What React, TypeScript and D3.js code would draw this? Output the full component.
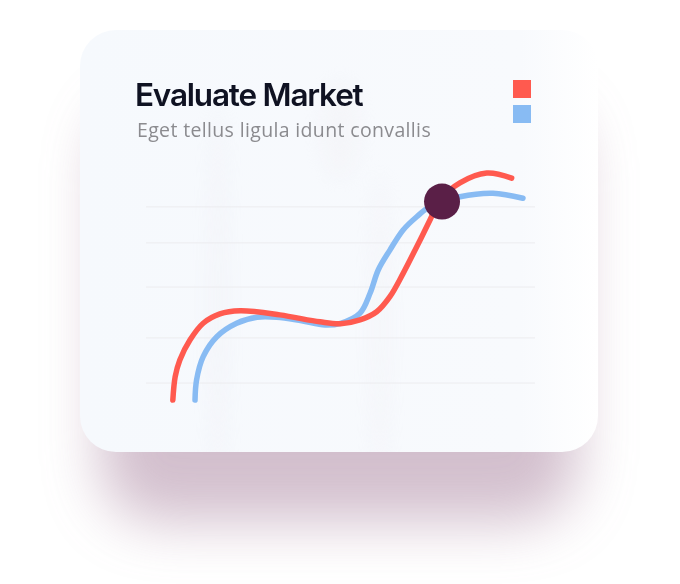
import React from 'react';
import * as d3 from 'd3';

// plot units: x 0..100, y 0..100
const redX = [6.9, 7.5, 8.7, 11.3, 14.7, 19, 24.2, 34.4, 44.7, 50, 55, 59.3, 62.7, 66.1, 69.6, 73, 75.6, 80.7, 87.6, 94];
const redY = [0.8, 10.5, 17.5, 25.8, 32.8, 36.7, 38, 36.3, 33.4, 32.6, 34.2, 37.6, 43.9, 53.6, 64.7, 75.8, 84.2, 91.3, 95.4, 93.3];
const blueX = [12.6, 13, 14.7, 18.2, 23.3, 28.5, 33.6, 40, 46, 50, 55, 57.6, 59.7, 62.7, 66.1, 69.6, 73, 80.7, 89.2, 96.9];
const blueY = [0.8, 9.2, 18.9, 27.2, 32.8, 35.3, 35.3, 33.8, 32.1, 32.8, 37, 45.3, 55, 63.3, 71.7, 77.2, 81.4, 85.5, 87, 84.9];
const gridValues = [7.9, 26.7, 47.9, 66.3, 81.3];
const marker = { x: 76.1, y: 83.5 };

const title = 'Evaluate Market';
const subtitle = 'Eget tellus ligula idunt convallis';
const seriesColors = ['#ff5a4f', '#88bbf3'];

const W = 680;
const H = 584;
const card = { x: 80, y: 30, w: 518, h: 422, r: 36 };

const App: React.FC = () => {
  const x = d3.scaleLinear().domain([0, 100]).range([146, 535]);
  const y = d3.scaleLinear().domain([0, 100]).range([402, 162]);

  const line = d3
    .line<[number, number]>()
    .x(d => x(d[0]))
    .y(d => y(d[1]))
    .curve(d3.curveCatmullRom.alpha(0.5));

  const red = redX.map((v, i) => [v, redY[i]] as [number, number]);
  const blue = blueX.map((v, i) => [v, blueY[i]] as [number, number]);

  return (
    <svg
      width={W}
      height={H}
      style={{ position: 'absolute', left: 0, top: 0, background: '#fff' }}
    >
      <defs>
        <filter id="shadow" x="-30%" y="-30%" width="160%" height="180%">
          <feGaussianBlur stdDeviation="28" />
        </filter>
        <filter id="streak" x="-200%" y="-50%" width="500%" height="200%">
          <feGaussianBlur stdDeviation="10" />
        </filter>
        <linearGradient id="cardBg" x1="0" y1="0" x2="1" y2="0">
          <stop offset="0" stopColor="#f6f9fd" />
          <stop offset="0.85" stopColor="#f8fafd" />
          <stop offset="1" stopColor="#ffffff" />
        </linearGradient>
        <clipPath id="cardClip">
          <rect x={card.x} y={card.y} width={card.w} height={card.h} rx={card.r} />
        </clipPath>
      </defs>

      {/* soft shadow under the card */}
      <rect
        x={card.x + 20}
        y={card.y + 70}
        width={card.w - 40}
        height={card.h}
        rx={60}
        fill="#c4aabd"
        opacity={0.75}
        filter="url(#shadow)"
      />

      <rect x={card.x} y={card.y} width={card.w} height={card.h} rx={card.r} fill="url(#cardBg)" />

      {/* faint streaks in the card background */}
      <g clipPath="url(#cardClip)" opacity={0.3}>
        <ellipse cx={218} cy={300} rx={8} ry={200} fill="#eceaf0" filter="url(#streak)" />
        <ellipse cx={380} cy={330} rx={9} ry={160} fill="#efedf2" filter="url(#streak)" />
        <ellipse cx={340} cy={130} rx={20} ry={50} fill="#f0eef2" filter="url(#streak)" />
      </g>

      <text
        x={135}
        y={106}
        fontFamily="Inter, 'Noto Sans', sans-serif"
        fontWeight={600}
        fontSize={31.5}
        letterSpacing={-1.2}
        fill="#0f1222"
      >
        {title}
      </text>
      <text
        x={137}
        y={137}
        fontFamily="'Open Sans', 'Noto Sans', sans-serif"
        fontWeight={400}
        fontSize={19.5}
        letterSpacing={0.35}
        fill="#8b8b8f"
      >
        {subtitle}
      </text>

      {seriesColors.map((c, i) => (
        <rect key={c} x={513} y={80 + i * 25} width={18} height={18} fill={c} />
      ))}

      {gridValues.map(v => (
        <line
          key={v}
          x1={x(0)}
          x2={x(100)}
          y1={y(v)}
          y2={y(v)}
          stroke="#ececef"
          strokeWidth={1}
        />
      ))}

      <path
        d={line(blue) || ''}
        fill="none"
        stroke={seriesColors[1]}
        strokeWidth={5.5}
        strokeLinecap="round"
      />
      <path
        d={line(red) || ''}
        fill="none"
        stroke={seriesColors[0]}
        strokeWidth={5.5}
        strokeLinecap="round"
      />

      <circle cx={x(marker.x)} cy={y(marker.y)} r={18} fill="#5a1f47" />
    </svg>
  );
};

export default App;
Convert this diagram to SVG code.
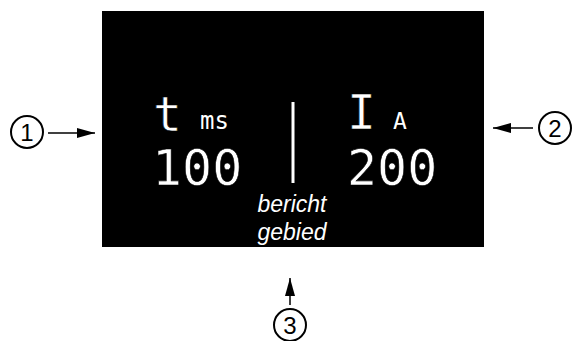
<svg xmlns="http://www.w3.org/2000/svg" width="572" height="341" viewBox="0 0 572 341">
<style>
.mono{font-family:"DejaVu Sans Mono",monospace;fill:#fff}
.big{stroke:#000;stroke-width:0.6}
.it{font-family:"Liberation Sans",Arial,sans-serif;font-style:italic;fill:#fff;font-size:23px;text-anchor:middle}
.cl{fill:none;stroke:#000;stroke-width:2}
.cn{font-family:"Liberation Sans",Arial,sans-serif;font-size:24px;fill:#000;text-anchor:middle}
.ln{stroke:#000;stroke-width:1.5}
</style>
<defs>
<marker id="ah" markerWidth="18" markerHeight="10" refX="18" refY="5" orient="auto" markerUnits="userSpaceOnUse">
<path d="M0,0 L18,5 L0,10 Z" fill="#000"/>
</marker>
</defs>
<g id="display">
<rect x="102" y="11" width="382" height="236" fill="#000"/>
<text class="mono big" x="153" y="131" font-size="48">t</text>
<text class="mono" x="200" y="129" font-size="24">ms</text>
<text class="mono big" x="152" y="185" font-size="50">100</text>
<line x1="293" y1="102" x2="293" y2="183" stroke="#fff" stroke-width="3"/>
<text class="mono big" x="347" y="129" font-size="48">I</text>
<text class="mono" x="393" y="129" font-size="23">A</text>
<text class="mono big" x="347" y="185" font-size="50">200</text>
<text class="it" x="292" y="212">bericht</text>
<text class="it" x="292" y="240">gebied</text>
</g>
<g id="n1">
<circle class="cl" cx="27" cy="132" r="16"/>
<text class="cn" x="27" y="141">1</text>
</g>
<g id="n2">
<circle class="cl" cx="555" cy="128" r="16"/>
<text class="cn" x="555" y="137">2</text>
</g>
<g id="n3">
<circle class="cl" cx="290" cy="325" r="16"/>
<text class="cn" x="290" y="334">3</text>
</g>
<g id="connectors">
<line class="ln" x1="48" y1="133" x2="95" y2="133" marker-end="url(#ah)"/>
<line class="ln" x1="533" y1="128" x2="493" y2="128" marker-end="url(#ah)"/>
<line class="ln" x1="290" y1="305" x2="290" y2="278" marker-end="url(#ah)"/>
</g>
</svg>
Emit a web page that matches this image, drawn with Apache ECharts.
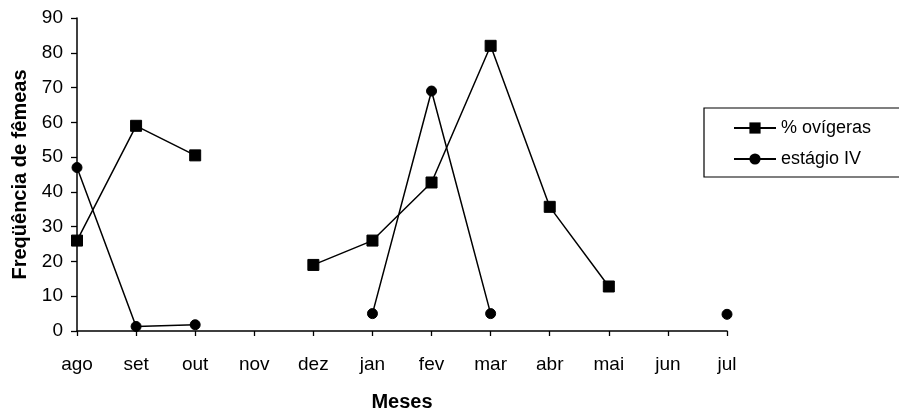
<!DOCTYPE html>
<html>
<head>
<meta charset="utf-8">
<script src="https://cdn.jsdelivr.net/npm/echarts@6/dist/echarts.min.js"></script>
<style>html,body{margin:0;padding:0;background:#fff;}#c{width:899px;height:409px;}</style>
</head>
<body>
<div id="c"></div>
<script>
const months = ['ago','set','out','nov','dez','jan','fev','mar','abr','mai','jun','jul'];
const ovigeras = [26, 59, 50.5, null, 19, 26, 42.7, 82, 35.7, 12.8, null, null];
const estagioIV = [47, 1.3, 1.8, null, null, 5, 69, 5, null, null, null, 4.8];
const yTicks = { min: 0, max: 90, interval: 10 };

const font = '"Liberation Sans", Arial, sans-serif';
const chart = echarts.init(document.getElementById('c'), null, { renderer: 'canvas' });
chart.setOption({
  backgroundColor: '#fff',
  animation: false,
  grid: { left: 77, right: 172, top: 18, bottom: 78, containLabel: false, outerBoundsMode: 'none' },
  legend: {
    orient: 'vertical',
    left: 704,
    top: 108,
    padding: [11, 30, 9, 29],
    itemGap: 13,
    itemWidth: 42,
    itemHeight: 14,
    borderColor: '#000',
    borderWidth: 1.2,
    textStyle: { fontFamily: font, fontSize: 18, color: '#000' },
    data: ['% ovígeras', 'estágio IV']
  },
  xAxis: {
    type: 'category',
    data: months,
    boundaryGap: false,
    name: 'Meses',
    nameLocation: 'middle',
    nameGap: 61,
    nameTextStyle: { fontFamily: font, fontSize: 20, fontWeight: 'bold', color: '#000' },
    axisLine: { lineStyle: { color: '#000', width: 1.5 } },
    axisTick: { show: true, length: 5, lineStyle: { color: '#000', width: 1.3 } },
    axisLabel: { fontFamily: font, fontSize: 19, color: '#000', margin: 24 },
    splitLine: { show: false }
  },
  yAxis: {
    type: 'value',
    min: yTicks.min,
    max: yTicks.max,
    interval: yTicks.interval,
    name: 'Freqüência de fêmeas',
    nameLocation: 'middle',
    nameGap: 45,
    nameTextStyle: { fontFamily: font, fontSize: 20, fontWeight: 'bold', color: '#000' },
    axisLine: { show: true, lineStyle: { color: '#000', width: 1.5 } },
    axisTick: { show: true, length: 6, lineStyle: { color: '#000', width: 1.3 } },
    axisLabel: { fontFamily: font, fontSize: 19, color: '#000', margin: 14 },
    splitLine: { show: false }
  },
  series: [
    {
      name: '% ovígeras',
      type: 'line',
      data: ovigeras,
      connectNulls: false,
      symbol: 'rect',
      symbolSize: 11,
      showAllSymbol: true,
      lineStyle: { color: '#000', width: 1.5 },
      itemStyle: { color: '#000', borderColor: '#000' }
    },
    {
      name: 'estágio IV',
      type: 'line',
      data: estagioIV,
      connectNulls: false,
      symbol: 'circle',
      symbolSize: 10,
      showAllSymbol: true,
      lineStyle: { color: '#000', width: 1.5 },
      itemStyle: { color: '#000', borderColor: '#000' }
    }
  ]
});
</script>
</body>
</html>
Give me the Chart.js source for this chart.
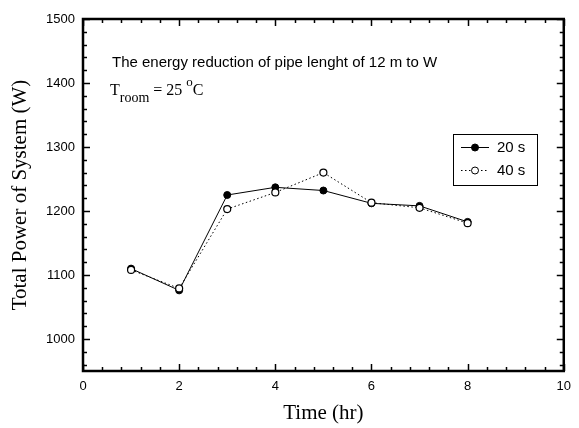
<!DOCTYPE html>
<html><head><meta charset="utf-8">
<script src="https://cdn.jsdelivr.net/npm/chart.js@4/dist/chart.umd.min.js"></script>
<style>html,body{margin:0;padding:0;background:#fff}#w{width:579px;height:428px}</style>
</head><body><div id="w"><canvas id="c" width="579" height="428"></canvas></div>
<script>
const times = [1, 2, 3, 4, 5, 6, 7, 8];
const power20s = [1110, 1076, 1225, 1237, 1232, 1212, 1208, 1183];
const power40s = [1108, 1079, 1203, 1229, 1260, 1213, 1205, 1181];
const xTicks = [0, 2, 4, 6, 8, 10];
const yTicks = [1000, 1100, 1200, 1300, 1400, 1500];
const seriesNames = ['20 s', '40 s'];

const framePlugin = {
  id: 'frame',
  afterDraw(chart) {
    const {ctx, chartArea: a, scales: {x, y}} = chart;
    ctx.save();
    ctx.strokeStyle = '#000';
    ctx.lineWidth = 1.5;
    for (let i = 0; i <= 25; i++) {
      const v = i * 0.4;
      const px = Math.round(x.getPixelForValue(v)) + 0.5;
      const len = (i % 5 === 0) ? 7 : 4;
      ctx.beginPath(); ctx.moveTo(px, a.bottom); ctx.lineTo(px, a.bottom - len); ctx.stroke();
      ctx.beginPath(); ctx.moveTo(px, a.top); ctx.lineTo(px, a.top + len); ctx.stroke();
    }
    for (let v = 960; v <= 1500; v += 20) {
      const py = Math.round(y.getPixelForValue(v)) + 0.5;
      const len = (v % 100 === 0) ? 7 : 4;
      ctx.beginPath(); ctx.moveTo(a.left, py); ctx.lineTo(a.left + len, py); ctx.stroke();
      ctx.beginPath(); ctx.moveTo(a.right, py); ctx.lineTo(a.right - len, py); ctx.stroke();
    }
    ctx.lineWidth = 2.5;
    ctx.strokeRect(a.left, a.top, a.right - a.left, a.bottom - a.top);

    ctx.fillStyle = '#000';
    ctx.textBaseline = 'middle';
    ctx.textAlign = 'left';
    ctx.font = '15px "Liberation Sans", Arial, sans-serif';
    ctx.fillText('The energy reduction of pipe lenght of 12 m to W', 112, 63);
    ctx.textBaseline = 'alphabetic';
    let cx = 110;
    const parts = [
      ['T', '16px "Liberation Serif", serif', 95],
      ['room', '14px "Liberation Serif", serif', 101.5],
      [' = 25 ', '16px "Liberation Serif", serif', 95],
      ['o', '13px "Liberation Serif", serif', 86],
      ['C', '16px "Liberation Serif", serif', 95]
    ];
    for (const [t, f, by] of parts) {
      ctx.font = f;
      ctx.fillText(t, cx, by);
      cx += ctx.measureText(t).width;
    }

    const lx = 453, ly = 134, lw = 84, lh = 51;
    ctx.lineWidth = 1;
    ctx.strokeRect(lx + 0.5, ly + 0.5, lw, lh);
    const rows = [147, 170];
    chart.data.datasets.forEach((ds, i) => {
      const ry = rows[i] + 0.5;
      ctx.beginPath();
      ctx.setLineDash(ds.borderDash || []);
      ctx.lineWidth = 1;
      ctx.moveTo(461, ry); ctx.lineTo(489, ry); ctx.stroke();
      ctx.setLineDash([]);
      ctx.beginPath();
      ctx.arc(475, ry, 3.5, 0, Math.PI * 2);
      ctx.fillStyle = ds.pointBackgroundColor;
      ctx.fill();
      ctx.stroke();
      ctx.fillStyle = '#000';
      ctx.font = '15px "Liberation Sans", Arial, sans-serif';
      ctx.textBaseline = 'middle';
      ctx.fillText(seriesNames[i], 497, ry);
    });
    ctx.restore();
  }
};

new Chart(document.getElementById('c'), {
  type: 'line',
  data: {
    datasets: [
      {
        label: seriesNames[0],
        data: times.map((t, i) => ({x: t, y: power20s[i]})),
        borderColor: '#000', borderWidth: 1,
        pointRadius: 3.5, pointBackgroundColor: '#000', pointBorderColor: '#000', pointBorderWidth: 1,
        tension: 0, order: 1
      },
      {
        label: seriesNames[1],
        data: times.map((t, i) => ({x: t, y: power40s[i]})),
        borderColor: '#000', borderWidth: 1, borderDash: [1.5, 2.5],
        pointRadius: 3.5, pointBackgroundColor: '#fff', pointBorderColor: '#000', pointBorderWidth: 1.2,
        tension: 0, order: 0
      }
    ]
  },
  options: {
    responsive: false, animation: false,
    layout: {padding: {left: 0, top: 19, right: 13, bottom: 0}},
    plugins: {legend: {display: false}, tooltip: {enabled: false}},
    scales: {
      x: {
        type: 'linear', min: 0, max: 10,
        afterBuildTicks: s => { s.ticks = xTicks.map(v => ({value: v})); },
        afterFit: s => { s.height = 57; },
        grid: {display: false, drawTicks: false}, border: {display: false},
        ticks: {color: '#000', padding: 8, font: {family: '"Liberation Sans", Arial, sans-serif', size: 13}, maxRotation: 0,
          callback: v => String(v)},
        title: {display: true, text: 'Time (hr)', color: '#000', padding: {top: 0, bottom: 2.4},
          font: {family: '"Liberation Serif", "Times New Roman", serif', size: 21, weight: 'normal'}}
      },
      y: {
        type: 'linear', min: 950, max: 1500,
        afterBuildTicks: s => { s.ticks = yTicks.map(v => ({value: v})); },
        afterFit: s => { s.width = 83; },
        grid: {display: false, drawTicks: false}, border: {display: false},
        ticks: {color: '#000', padding: 8, font: {family: '"Liberation Sans", Arial, sans-serif', size: 13},
          callback: v => String(v)},
        title: {display: true, text: 'Total Power of System (W)', color: '#000', padding: {top: 7.4, bottom: 0},
          font: {family: '"Liberation Serif", "Times New Roman", serif', size: 21, weight: 'normal'}}
      }
    }
  },
  plugins: [framePlugin]
});
</script></body></html>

### GIVEN PROBLEM
From the records above, copy only the lines running from the line containing "Emit a web page" to the line containing "90, interval: 10", both ends included. Leave the pictures out.

### EXPECTED ANSWER
Emit a web page that matches this image, drawn with Apache ECharts.
<!DOCTYPE html>
<html>
<head>
<meta charset="utf-8">
<script src="https://cdn.jsdelivr.net/npm/echarts@6/dist/echarts.min.js"></script>
<style>html,body{margin:0;padding:0;background:#fff;}#c{width:899px;height:409px;}</style>
</head>
<body>
<div id="c"></div>
<script>
const months = ['ago','set','out','nov','dez','jan','fev','mar','abr','mai','jun','jul'];
const ovigeras = [26, 59, 50.5, null, 19, 26, 42.7, 82, 35.7, 12.8, null, null];
const estagioIV = [47, 1.3, 1.8, null, null, 5, 69, 5, null, null, null, 4.8];
const yTicks = { min: 0, max: 90, interval: 10 };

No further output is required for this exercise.